======== Given material ========
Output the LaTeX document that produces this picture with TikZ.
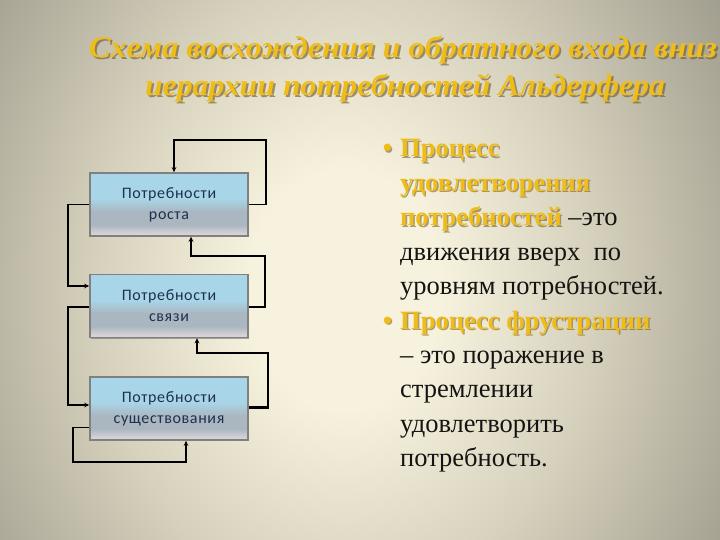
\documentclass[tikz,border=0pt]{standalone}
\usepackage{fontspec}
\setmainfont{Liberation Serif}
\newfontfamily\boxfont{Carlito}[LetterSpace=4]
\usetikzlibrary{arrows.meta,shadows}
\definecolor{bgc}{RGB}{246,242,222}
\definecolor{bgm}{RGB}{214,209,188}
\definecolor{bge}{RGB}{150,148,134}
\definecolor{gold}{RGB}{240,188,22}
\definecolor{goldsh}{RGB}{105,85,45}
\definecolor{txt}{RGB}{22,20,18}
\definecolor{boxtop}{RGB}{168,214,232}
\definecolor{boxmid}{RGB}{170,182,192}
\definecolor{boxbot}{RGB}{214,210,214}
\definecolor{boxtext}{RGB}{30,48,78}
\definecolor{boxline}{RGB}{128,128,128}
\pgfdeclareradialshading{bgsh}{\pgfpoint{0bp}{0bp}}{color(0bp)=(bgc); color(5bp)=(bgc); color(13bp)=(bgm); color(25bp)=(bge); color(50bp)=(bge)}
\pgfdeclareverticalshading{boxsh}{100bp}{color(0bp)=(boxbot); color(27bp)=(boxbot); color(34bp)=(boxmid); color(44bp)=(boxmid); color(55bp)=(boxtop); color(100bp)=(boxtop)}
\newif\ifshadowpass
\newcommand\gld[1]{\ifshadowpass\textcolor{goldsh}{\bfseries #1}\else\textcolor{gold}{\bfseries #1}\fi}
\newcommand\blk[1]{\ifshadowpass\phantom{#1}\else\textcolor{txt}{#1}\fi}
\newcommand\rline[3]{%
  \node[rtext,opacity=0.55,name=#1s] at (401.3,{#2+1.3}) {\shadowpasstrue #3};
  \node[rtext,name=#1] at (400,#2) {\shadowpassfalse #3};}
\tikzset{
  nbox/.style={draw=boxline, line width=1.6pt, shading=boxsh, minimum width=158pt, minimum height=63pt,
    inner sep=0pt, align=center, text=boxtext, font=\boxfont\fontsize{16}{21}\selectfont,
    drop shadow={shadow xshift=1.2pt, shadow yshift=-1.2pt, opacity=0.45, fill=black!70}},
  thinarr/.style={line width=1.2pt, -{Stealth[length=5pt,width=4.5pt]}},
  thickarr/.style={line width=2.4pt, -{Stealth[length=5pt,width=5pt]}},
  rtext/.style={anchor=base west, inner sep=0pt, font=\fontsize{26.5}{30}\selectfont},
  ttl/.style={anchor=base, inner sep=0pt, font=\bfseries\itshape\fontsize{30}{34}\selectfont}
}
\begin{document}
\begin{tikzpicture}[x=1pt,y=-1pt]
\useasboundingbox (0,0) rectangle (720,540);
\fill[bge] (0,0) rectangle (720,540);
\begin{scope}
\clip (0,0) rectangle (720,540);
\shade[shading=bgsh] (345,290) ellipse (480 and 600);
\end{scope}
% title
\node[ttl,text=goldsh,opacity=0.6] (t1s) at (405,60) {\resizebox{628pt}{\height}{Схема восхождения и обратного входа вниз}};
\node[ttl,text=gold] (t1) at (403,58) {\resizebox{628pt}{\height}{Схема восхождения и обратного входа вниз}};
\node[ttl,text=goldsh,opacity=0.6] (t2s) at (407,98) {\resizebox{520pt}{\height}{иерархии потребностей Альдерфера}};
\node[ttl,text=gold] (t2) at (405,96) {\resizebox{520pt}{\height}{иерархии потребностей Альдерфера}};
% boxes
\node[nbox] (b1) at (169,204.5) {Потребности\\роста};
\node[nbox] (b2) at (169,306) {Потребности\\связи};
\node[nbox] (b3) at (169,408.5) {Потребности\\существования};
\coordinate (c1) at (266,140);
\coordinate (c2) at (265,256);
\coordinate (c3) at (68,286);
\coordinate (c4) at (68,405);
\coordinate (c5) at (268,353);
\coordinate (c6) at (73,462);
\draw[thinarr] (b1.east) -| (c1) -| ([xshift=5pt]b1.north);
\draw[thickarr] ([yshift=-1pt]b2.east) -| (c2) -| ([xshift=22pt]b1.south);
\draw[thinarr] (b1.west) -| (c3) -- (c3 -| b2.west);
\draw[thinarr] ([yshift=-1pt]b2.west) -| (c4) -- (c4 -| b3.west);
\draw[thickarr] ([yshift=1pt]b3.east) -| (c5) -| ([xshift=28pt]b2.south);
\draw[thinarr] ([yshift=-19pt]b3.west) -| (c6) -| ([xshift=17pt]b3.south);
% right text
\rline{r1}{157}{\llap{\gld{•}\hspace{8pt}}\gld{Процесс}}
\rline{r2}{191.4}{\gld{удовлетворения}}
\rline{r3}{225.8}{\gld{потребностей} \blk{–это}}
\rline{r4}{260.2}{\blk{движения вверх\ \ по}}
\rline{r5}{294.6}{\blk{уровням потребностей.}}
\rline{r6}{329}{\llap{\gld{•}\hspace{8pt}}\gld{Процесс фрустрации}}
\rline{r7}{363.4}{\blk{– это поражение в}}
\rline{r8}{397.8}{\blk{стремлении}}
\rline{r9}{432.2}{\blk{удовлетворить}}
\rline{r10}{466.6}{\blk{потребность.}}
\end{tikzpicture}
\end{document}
========
> _Problem to solve_: Ignore the images and quote every line of the listing exactly.

> _Problem solution_:
Output the LaTeX document that produces this picture with TikZ.
\documentclass[tikz,border=0pt]{standalone}
\usepackage{fontspec}
\setmainfont{Liberation Serif}
\newfontfamily\boxfont{Carlito}[LetterSpace=4]
\usetikzlibrary{arrows.meta,shadows}
\definecolor{bgc}{RGB}{246,242,222}
\definecolor{bgm}{RGB}{214,209,188}
\definecolor{bge}{RGB}{150,148,134}
\definecolor{gold}{RGB}{240,188,22}
\definecolor{goldsh}{RGB}{105,85,45}
\definecolor{txt}{RGB}{22,20,18}
\definecolor{boxtop}{RGB}{168,214,232}
\definecolor{boxmid}{RGB}{170,182,192}
\definecolor{boxbot}{RGB}{214,210,214}
\definecolor{boxtext}{RGB}{30,48,78}
\definecolor{boxline}{RGB}{128,128,128}
\pgfdeclareradialshading{bgsh}{\pgfpoint{0bp}{0bp}}{color(0bp)=(bgc); color(5bp)=(bgc); color(13bp)=(bgm); color(25bp)=(bge); color(50bp)=(bge)}
\pgfdeclareverticalshading{boxsh}{100bp}{color(0bp)=(boxbot); color(27bp)=(boxbot); color(34bp)=(boxmid); color(44bp)=(boxmid); color(55bp)=(boxtop); color(100bp)=(boxtop)}
\newif\ifshadowpass
\newcommand\gld[1]{\ifshadowpass\textcolor{goldsh}{\bfseries #1}\else\textcolor{gold}{\bfseries #1}\fi}
\newcommand\blk[1]{\ifshadowpass\phantom{#1}\else\textcolor{txt}{#1}\fi}
\newcommand\rline[3]{%
  \node[rtext,opacity=0.55,name=#1s] at (401.3,{#2+1.3}) {\shadowpasstrue #3};
  \node[rtext,name=#1] at (400,#2) {\shadowpassfalse #3};}
\tikzset{
  nbox/.style={draw=boxline, line width=1.6pt, shading=boxsh, minimum width=158pt, minimum height=63pt,
    inner sep=0pt, align=center, text=boxtext, font=\boxfont\fontsize{16}{21}\selectfont,
    drop shadow={shadow xshift=1.2pt, shadow yshift=-1.2pt, opacity=0.45, fill=black!70}},
  thinarr/.style={line width=1.2pt, -{Stealth[length=5pt,width=4.5pt]}},
  thickarr/.style={line width=2.4pt, -{Stealth[length=5pt,width=5pt]}},
  rtext/.style={anchor=base west, inner sep=0pt, font=\fontsize{26.5}{30}\selectfont},
  ttl/.style={anchor=base, inner sep=0pt, font=\bfseries\itshape\fontsize{30}{34}\selectfont}
}
\begin{document}
\begin{tikzpicture}[x=1pt,y=-1pt]
\useasboundingbox (0,0) rectangle (720,540);
\fill[bge] (0,0) rectangle (720,540);
\begin{scope}
\clip (0,0) rectangle (720,540);
\shade[shading=bgsh] (345,290) ellipse (480 and 600);
\end{scope}
% title
\node[ttl,text=goldsh,opacity=0.6] (t1s) at (405,60) {\resizebox{628pt}{\height}{Схема восхождения и обратного входа вниз}};
\node[ttl,text=gold] (t1) at (403,58) {\resizebox{628pt}{\height}{Схема восхождения и обратного входа вниз}};
\node[ttl,text=goldsh,opacity=0.6] (t2s) at (407,98) {\resizebox{520pt}{\height}{иерархии потребностей Альдерфера}};
\node[ttl,text=gold] (t2) at (405,96) {\resizebox{520pt}{\height}{иерархии потребностей Альдерфера}};
% boxes
\node[nbox] (b1) at (169,204.5) {Потребности\\роста};
\node[nbox] (b2) at (169,306) {Потребности\\связи};
\node[nbox] (b3) at (169,408.5) {Потребности\\существования};
\coordinate (c1) at (266,140);
\coordinate (c2) at (265,256);
\coordinate (c3) at (68,286);
\coordinate (c4) at (68,405);
\coordinate (c5) at (268,353);
\coordinate (c6) at (73,462);
\draw[thinarr] (b1.east) -| (c1) -| ([xshift=5pt]b1.north);
\draw[thickarr] ([yshift=-1pt]b2.east) -| (c2) -| ([xshift=22pt]b1.south);
\draw[thinarr] (b1.west) -| (c3) -- (c3 -| b2.west);
\draw[thinarr] ([yshift=-1pt]b2.west) -| (c4) -- (c4 -| b3.west);
\draw[thickarr] ([yshift=1pt]b3.east) -| (c5) -| ([xshift=28pt]b2.south);
\draw[thinarr] ([yshift=-19pt]b3.west) -| (c6) -| ([xshift=17pt]b3.south);
% right text
\rline{r1}{157}{\llap{\gld{•}\hspace{8pt}}\gld{Процесс}}
\rline{r2}{191.4}{\gld{удовлетворения}}
\rline{r3}{225.8}{\gld{потребностей} \blk{–это}}
\rline{r4}{260.2}{\blk{движения вверх\ \ по}}
\rline{r5}{294.6}{\blk{уровням потребностей.}}
\rline{r6}{329}{\llap{\gld{•}\hspace{8pt}}\gld{Процесс фрустрации}}
\rline{r7}{363.4}{\blk{– это поражение в}}
\rline{r8}{397.8}{\blk{стремлении}}
\rline{r9}{432.2}{\blk{удовлетворить}}
\rline{r10}{466.6}{\blk{потребность.}}
\end{tikzpicture}
\end{document}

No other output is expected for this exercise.